Un cucciolo fuori dal comune

Lo squilibrio e la precarietà dominanti in famiglia si riverberano in eguale misura sui figli, sebbene naturalmente a fare la differenza siano i rispettivi temperamenti e personalità, ma soprattutto le età individuali, che sollecitano a ciascuno una diversa strategia di sopravvivenza. Catherine si emancipa a modo suo, incatenandosi in un matrimonio precoce che la porta in Sud Africa. Leek, trincerato in una tattica di ostinati silenzi e con il conforto di una grande passione per il disegno, resiste più a lungo, certamente in virtù dell’attaccamento ad Agnes ma soprattutto al fratello minore, di cui rimane, anche a distanza, l’angelo custode.

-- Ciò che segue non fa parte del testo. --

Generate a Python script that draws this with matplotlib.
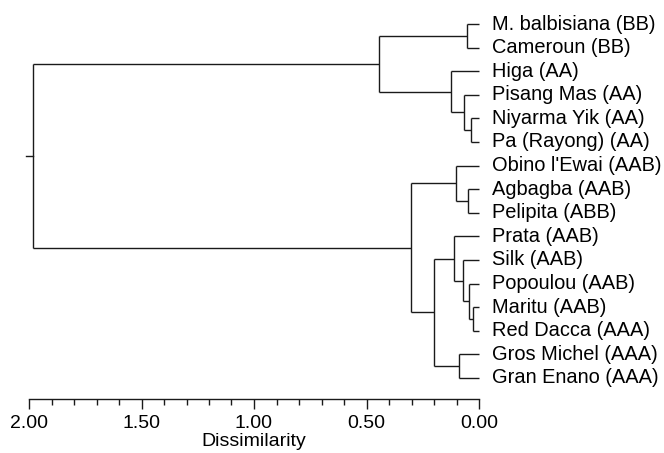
import matplotlib
matplotlib.use("Agg")
import matplotlib.pyplot as plt
from matplotlib.ticker import MultipleLocator, FormatStrFormatter

plt.rcParams['font.family'] = ['Liberation Sans', 'DejaVu Sans']

labels = ["M. balbisiana (BB)", "Cameroun (BB)", "Higa (AA)", "Pisang Mas (AA)",
          "Niyarma Yik (AA)", "Pa (Rayong) (AA)", "Obino l'Ewai (AAB)", "Agbagba (AAB)",
          "Pelipita (ABB)", "Prata (AAB)", "Silk (AAB)", "Popoulou (AAB)",
          "Maritu (AAB)", "Red Dacca (AAA)", "Gros Michel (AAA)", "Gran Enano (AAA)"]

# linkage-style merges: child a, child b, dissimilarity (new ids start at 16)
merge_a = [0, 4, 3, 2, 16, 7, 6, 12, 11, 10, 9, 14, 26, 22, 20]
merge_b = [1, 5, 17, 18, 19, 8, 21, 13, 23, 24, 25, 15, 27, 28, 29]
merge_h = [0.055, 0.036, 0.065, 0.126, 0.444, 0.048, 0.104, 0.025, 0.044,
           0.070, 0.110, 0.089, 0.200, 0.302, 1.982]
root_stub = 2.015

fig = plt.figure(figsize=(6.64, 4.53), dpi=100)
W, H = 664, 453
ax = fig.add_axes([29 / W, 54 / H, 450 / W, 399 / H])
n = len(labels)
ax.set_xlim(2.0, 0.0)
ax.set_ylim(15.89, -1.017)

pos = {i: float(i) for i in range(n)}
hgt = {i: 0.0 for i in range(n)}
lc = '#1a1a1a'
lw = 1.0
for k, (a, b, h) in enumerate(zip(merge_a, merge_b, merge_h)):
    nid = n + k
    ya, yb = pos[a], pos[b]
    ax.plot([hgt[a], h], [ya, ya], color=lc, lw=lw, clip_on=False, solid_capstyle='butt')
    ax.plot([hgt[b], h], [yb, yb], color=lc, lw=lw, clip_on=False, solid_capstyle='butt')
    ax.plot([h, h], [ya, yb], color=lc, lw=lw, clip_on=False, solid_capstyle='butt')
    pos[nid] = (ya + yb) / 2
    hgt[nid] = h
root = n + len(merge_h) - 1
ax.plot([hgt[root], root_stub], [pos[root], pos[root]], color=lc, lw=lw, clip_on=False)

for i, lab in enumerate(labels):
    ax.text(-13 / 225, i, lab, ha='left', va='center', fontsize=14.4, color='black')

for s in ['top', 'right', 'left']:
    ax.spines[s].set_visible(False)
ax.spines['bottom'].set_color(lc)
ax.spines['bottom'].set_linewidth(1.0)
ax.set_yticks([])
ax.xaxis.set_major_locator(MultipleLocator(0.5))
ax.xaxis.set_minor_locator(MultipleLocator(0.1))
ax.xaxis.set_major_formatter(FormatStrFormatter('%.2f'))
ax.tick_params(axis='x', which='major', length=7, width=1.0, color=lc, labelsize=14, pad=4.5)
ax.tick_params(axis='x', which='minor', length=4, width=1.0, color=lc)
ax.set_xlabel('Dissimilarity', fontsize=14, labelpad=0.5)

fig.savefig('out.png', dpi=100)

Nemmeno a dirlo, il cerino acceso resta tra le mani del cucciolo di casa, Shuggie, il quale con una generosità e un’abnegazione che travalicano di gran misura l’amor filiale, soccorso da un’intelligenza e una sensibilità fuori dal comune, si occupa di Agnes trascurando e la cura di sé, e di combattere le battaglie implicate dalla crescita: quella con il corpo, che gli invia input di difficile decodifica circa la sua identità sessuale, e quella contro i bulli appostati fuori dalla porta, pronti a sferrare colpi.

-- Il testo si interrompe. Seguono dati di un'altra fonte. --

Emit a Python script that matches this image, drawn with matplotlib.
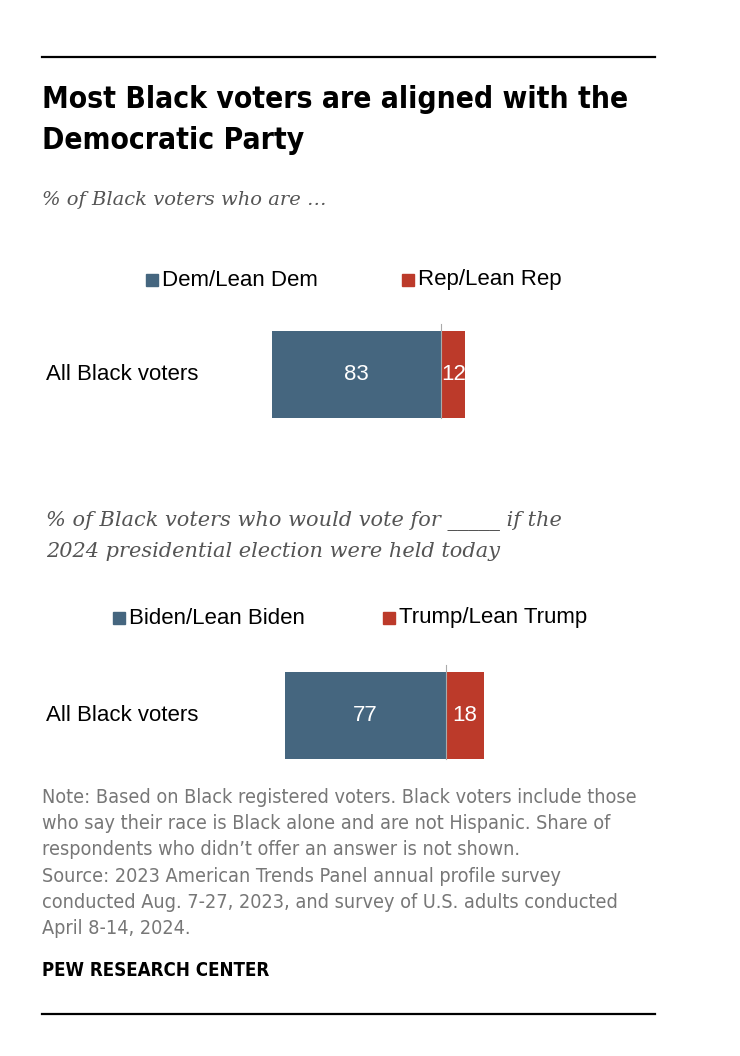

Lo sguardo ammaliato di un figlio

Douglas Stuart, nato e cresciuto negli anni Ottanta in una periferia di Glasgow, sebbene viva e lavori oggi a New York, condivide con Shuggie almeno un altro paio di significativi dettagli biografici. Anch’egli ultimo di tre fratelli, è rimasto orfano di madre, vittima dell’alcolismo, in giovane età. Corrispondenze che spiegano la forza e la credibilità del romanzo. «Scrivere di ciò che si conosce». Imperativo che l’autore ha interpretato alla lettera. Se ci intenerisce la mansuetudine di Shuggie, ci commuove l’ostinata solitudine che lo tiene stretto, ci stizzisce lo stato di bisogno, spirituale e ancor più materiale in cui versa, è perché Stuart ha semplicemente -si fa per dire- trasposto su carta con una franchezza percepibile, il suo bagaglio emozionale. E se ancor più siamo coinvolti da Agnes, girasole segnato da fragilità, dipendenza e volubilità, è senza dubbio perché gli riesce di rarefare, fino quasi a neutralizzarla, la filigrana di dolore, rabbia, delusione dalla quale tira fuori i ricordi, filtrandola attraverso lo sguardo ammaliato di un figlio che, sia come sia, non può impedirsi di adorare quella unica madre, “viva ardente/ sempre via con la mente/ inetta a vivere”, che gli è toccata in sorte. È così che placa il biasimo di noi lettori, disinnesca il nostro impulso a condannarla: mostrandocela con i suoi occhi. Percepiamo Agnes come la ricorderà per sempre Shuggie: incredibilmente bella nella sua somiglianza a Elizabeth Taylor, elegante e in ordine, piena di amor proprio. Capace, si, di terribili meschinità nel delirio alcolico, ma intensamente amorevole nei momenti di lucidità.

Miniatura di gran pregio

La carica di realismo, che scorre nella trama del romanzo di Douglas Stuart vivificandola, non si arresta entro quel confine e dirompe altresì nella perfetta ambientazione della storia, fedele fin nei più piccoli dettagli alla quotidianità dei sobborghi operai scozzesi durante l’austerity thatcheriana. I cortili di cemento, i cumuli di macerie ad integrare il panorama urbano, le case con i contatori dell’elettricità e del gas “a monetine” e le cucine con i pavimenti in linoleum. Le nidiate di scruffy baby (con il moccio al naso e trasandati) fuori dai piedi degli adulti a sciamare per le strade dei quartieri, gli acquisti a credito o sul mitico catalogo Freeman, i pub pieni e i fiumi di birra in cui affogare i sogni spezzati. Rifiniture di una miniatura di gran pregio, un vero e proprio colpo al cuore per chi, come la sottoscritta, quel Regno Unito lo ha conosciuto da vicino. Certamente la narrativa sperimentale rappresenta una necessità inderogabile per la letteratura, eppure romanzi di impianto classico che centrano un risultato di qualità come quello raggiunto da Storia di Shuggie Bain, hanno da dire sempre la loro. Con la sua ispirazione verista Douglas Stuart si è giocato sorprendentemente bene le sue carte: un esito convincente al cento per cento. Leggere per credere.